15Feb10:18 amEST
Celebrating the Retreat
Despite a hot PPI inflation reading this morning sending rates on the 10-Year Note higher yet, equities seem far more focused on the apparent retreat and easing of tensions by Russian forces staving off imminent war with Ukraine for all the world to see.
As we saw in late-January through the beginning of this month, bear market rallies (in tech/growth) tend to be sharp and convincing, but ultimately doomed. Of course, many debate whether we are, in fact, in a bear market with respect to growth/tech, while others are convinced we put in major lows a few weeks prior even if we were in a bear.
My thinking here is that if we see the QQQ ETF fade back below $352 level today, an important technical level we have been tracking close with Members, then it opens the door to an entire fade of this Russia rally. World War III or not, inflation is not going away anytime soon.

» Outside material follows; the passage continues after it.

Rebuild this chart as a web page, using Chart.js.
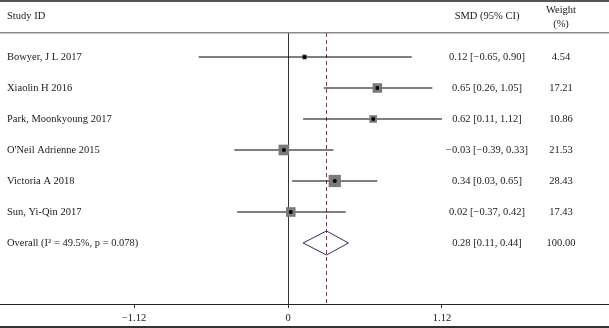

And, despite how many folks on television and social media are hellbent on saying that all things inflation have already been "priced in" by markets, I am convinced the parallels to early-2008 are similar insofar as the consensus back then being that the market had already "priced in" the subprime crisis as it was in the news every day back then the same way inflation is today.
Needless to say, the full effects of high and sticky inflation have not been priced into markets.
Also keep an eye on gold miners into this dip, with the GDX coming off its 200-day moving average, coinciding with the news which often makes for opportunity after the last few weeks of improved price action.